__THE EXERCISE__: Copy from the first line below down to and including the line with "CHANNELS_PER_DECADE = 32". Skip the pictures.

__DATA BLOCK__:
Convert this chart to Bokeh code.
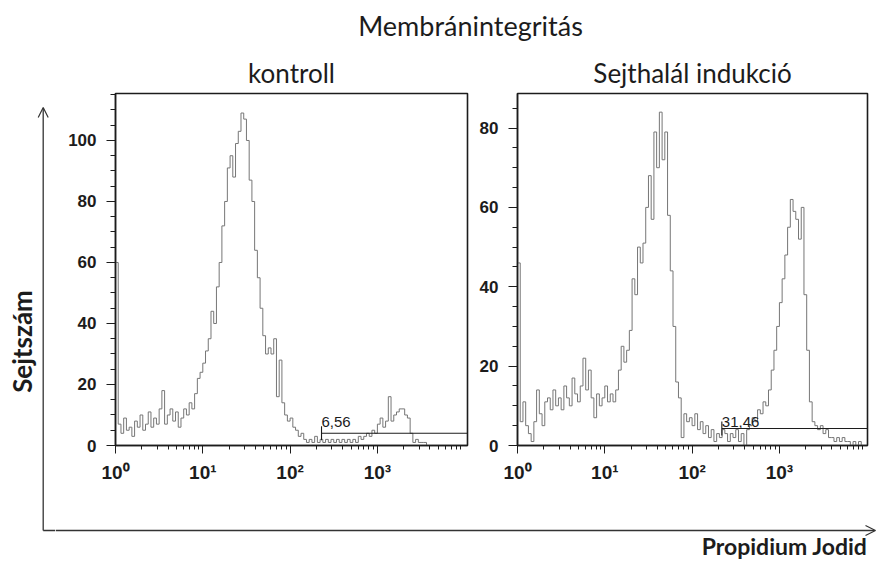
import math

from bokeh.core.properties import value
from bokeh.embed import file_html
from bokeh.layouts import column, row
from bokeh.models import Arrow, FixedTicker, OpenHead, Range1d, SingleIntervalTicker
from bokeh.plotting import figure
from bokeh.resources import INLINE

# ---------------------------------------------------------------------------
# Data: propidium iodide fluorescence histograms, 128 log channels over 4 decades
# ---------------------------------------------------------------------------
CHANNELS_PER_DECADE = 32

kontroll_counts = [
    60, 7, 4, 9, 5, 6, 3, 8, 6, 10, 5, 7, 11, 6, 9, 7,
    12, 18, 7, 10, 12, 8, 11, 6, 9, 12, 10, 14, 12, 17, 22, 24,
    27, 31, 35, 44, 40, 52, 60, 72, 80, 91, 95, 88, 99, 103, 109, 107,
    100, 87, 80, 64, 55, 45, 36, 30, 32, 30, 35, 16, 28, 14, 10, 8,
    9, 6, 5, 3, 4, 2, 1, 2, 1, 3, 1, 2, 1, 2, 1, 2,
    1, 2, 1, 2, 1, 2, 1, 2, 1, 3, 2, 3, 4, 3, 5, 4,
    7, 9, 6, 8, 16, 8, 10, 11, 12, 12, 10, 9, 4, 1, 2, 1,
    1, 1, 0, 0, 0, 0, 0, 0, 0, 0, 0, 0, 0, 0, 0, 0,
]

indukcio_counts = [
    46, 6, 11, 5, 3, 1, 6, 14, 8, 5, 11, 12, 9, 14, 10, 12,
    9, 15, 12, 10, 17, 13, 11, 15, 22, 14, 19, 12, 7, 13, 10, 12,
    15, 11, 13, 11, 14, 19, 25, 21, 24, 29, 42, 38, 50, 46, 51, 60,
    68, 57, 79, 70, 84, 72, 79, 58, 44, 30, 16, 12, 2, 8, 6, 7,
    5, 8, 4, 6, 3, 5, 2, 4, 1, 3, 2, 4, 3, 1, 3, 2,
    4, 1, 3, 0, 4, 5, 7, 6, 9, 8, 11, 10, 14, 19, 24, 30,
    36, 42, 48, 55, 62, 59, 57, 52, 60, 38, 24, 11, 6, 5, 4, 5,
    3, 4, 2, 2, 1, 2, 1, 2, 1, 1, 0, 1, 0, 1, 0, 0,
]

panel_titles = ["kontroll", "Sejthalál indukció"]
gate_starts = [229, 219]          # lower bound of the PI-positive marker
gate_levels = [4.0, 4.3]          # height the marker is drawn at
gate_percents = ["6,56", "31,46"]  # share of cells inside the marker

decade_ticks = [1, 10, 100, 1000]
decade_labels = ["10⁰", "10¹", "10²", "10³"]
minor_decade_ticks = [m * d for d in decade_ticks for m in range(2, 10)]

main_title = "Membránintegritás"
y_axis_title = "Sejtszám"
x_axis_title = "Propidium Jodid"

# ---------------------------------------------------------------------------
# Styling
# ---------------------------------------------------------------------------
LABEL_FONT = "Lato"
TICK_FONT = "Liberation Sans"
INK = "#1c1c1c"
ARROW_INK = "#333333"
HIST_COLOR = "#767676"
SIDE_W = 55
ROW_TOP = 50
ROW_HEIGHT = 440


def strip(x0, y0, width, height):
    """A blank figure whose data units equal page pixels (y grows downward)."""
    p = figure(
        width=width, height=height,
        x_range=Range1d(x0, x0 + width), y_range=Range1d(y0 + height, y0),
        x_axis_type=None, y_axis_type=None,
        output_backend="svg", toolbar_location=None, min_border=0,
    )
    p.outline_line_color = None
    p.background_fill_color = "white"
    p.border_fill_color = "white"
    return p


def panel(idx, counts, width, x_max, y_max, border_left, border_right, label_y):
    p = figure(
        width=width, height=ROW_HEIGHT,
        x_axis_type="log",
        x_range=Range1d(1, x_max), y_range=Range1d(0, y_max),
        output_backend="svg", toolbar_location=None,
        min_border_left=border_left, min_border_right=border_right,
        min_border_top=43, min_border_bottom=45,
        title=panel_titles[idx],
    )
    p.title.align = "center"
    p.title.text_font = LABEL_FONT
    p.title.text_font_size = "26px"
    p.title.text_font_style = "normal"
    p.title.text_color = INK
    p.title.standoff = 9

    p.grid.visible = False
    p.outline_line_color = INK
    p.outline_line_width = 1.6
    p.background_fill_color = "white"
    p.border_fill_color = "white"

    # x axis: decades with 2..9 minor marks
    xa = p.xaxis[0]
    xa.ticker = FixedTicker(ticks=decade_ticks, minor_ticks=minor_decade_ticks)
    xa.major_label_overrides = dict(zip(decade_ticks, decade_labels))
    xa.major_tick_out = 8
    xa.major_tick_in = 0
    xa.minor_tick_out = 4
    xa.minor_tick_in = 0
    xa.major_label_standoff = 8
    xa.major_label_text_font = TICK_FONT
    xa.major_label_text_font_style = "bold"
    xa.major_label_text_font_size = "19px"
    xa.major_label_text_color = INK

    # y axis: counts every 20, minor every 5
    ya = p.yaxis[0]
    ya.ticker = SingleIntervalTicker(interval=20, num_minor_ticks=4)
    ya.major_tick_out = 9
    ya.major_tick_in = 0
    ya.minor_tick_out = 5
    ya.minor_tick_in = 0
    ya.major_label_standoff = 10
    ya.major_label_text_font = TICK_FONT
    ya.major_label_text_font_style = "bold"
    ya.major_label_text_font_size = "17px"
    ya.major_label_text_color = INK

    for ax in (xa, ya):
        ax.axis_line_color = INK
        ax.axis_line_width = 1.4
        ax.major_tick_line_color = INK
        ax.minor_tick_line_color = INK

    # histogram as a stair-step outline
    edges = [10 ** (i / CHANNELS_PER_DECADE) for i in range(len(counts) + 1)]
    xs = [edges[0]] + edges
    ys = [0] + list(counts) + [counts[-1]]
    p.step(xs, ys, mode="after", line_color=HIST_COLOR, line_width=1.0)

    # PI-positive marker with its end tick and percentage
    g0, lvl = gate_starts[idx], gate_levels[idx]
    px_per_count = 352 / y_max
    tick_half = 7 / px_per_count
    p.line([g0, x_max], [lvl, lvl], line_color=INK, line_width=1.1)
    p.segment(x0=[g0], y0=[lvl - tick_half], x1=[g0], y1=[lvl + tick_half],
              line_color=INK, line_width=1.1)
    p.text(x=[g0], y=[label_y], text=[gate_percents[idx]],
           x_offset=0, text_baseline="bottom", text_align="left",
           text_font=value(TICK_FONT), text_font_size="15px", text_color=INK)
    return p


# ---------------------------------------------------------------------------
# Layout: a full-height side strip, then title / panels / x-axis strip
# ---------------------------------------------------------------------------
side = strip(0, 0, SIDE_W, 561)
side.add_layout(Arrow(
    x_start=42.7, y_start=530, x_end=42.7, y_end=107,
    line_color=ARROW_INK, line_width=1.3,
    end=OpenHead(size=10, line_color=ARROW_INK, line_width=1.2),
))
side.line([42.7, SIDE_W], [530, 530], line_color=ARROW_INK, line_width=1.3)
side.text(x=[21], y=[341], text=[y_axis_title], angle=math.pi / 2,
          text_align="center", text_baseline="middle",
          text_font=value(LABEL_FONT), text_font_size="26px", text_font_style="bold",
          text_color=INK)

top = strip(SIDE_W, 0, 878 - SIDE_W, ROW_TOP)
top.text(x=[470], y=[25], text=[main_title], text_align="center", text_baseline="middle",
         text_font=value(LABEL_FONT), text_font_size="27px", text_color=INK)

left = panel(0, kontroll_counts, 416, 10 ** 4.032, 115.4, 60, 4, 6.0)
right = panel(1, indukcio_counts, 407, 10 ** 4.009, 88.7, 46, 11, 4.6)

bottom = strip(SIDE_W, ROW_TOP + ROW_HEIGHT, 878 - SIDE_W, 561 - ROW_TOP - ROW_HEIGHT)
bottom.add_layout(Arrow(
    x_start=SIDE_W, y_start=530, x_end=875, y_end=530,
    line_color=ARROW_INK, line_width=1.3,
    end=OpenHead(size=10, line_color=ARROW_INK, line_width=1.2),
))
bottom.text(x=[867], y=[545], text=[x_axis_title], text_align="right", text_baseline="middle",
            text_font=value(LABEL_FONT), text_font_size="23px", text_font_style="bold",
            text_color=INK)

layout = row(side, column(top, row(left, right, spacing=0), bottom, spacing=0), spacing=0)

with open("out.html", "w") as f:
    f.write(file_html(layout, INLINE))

__ANSWER IN FULL__:
Convert this chart to Bokeh code.
import math

from bokeh.core.properties import value
from bokeh.embed import file_html
from bokeh.layouts import column, row
from bokeh.models import Arrow, FixedTicker, OpenHead, Range1d, SingleIntervalTicker
from bokeh.plotting import figure
from bokeh.resources import INLINE

# ---------------------------------------------------------------------------
# Data: propidium iodide fluorescence histograms, 128 log channels over 4 decades
# ---------------------------------------------------------------------------
CHANNELS_PER_DECADE = 32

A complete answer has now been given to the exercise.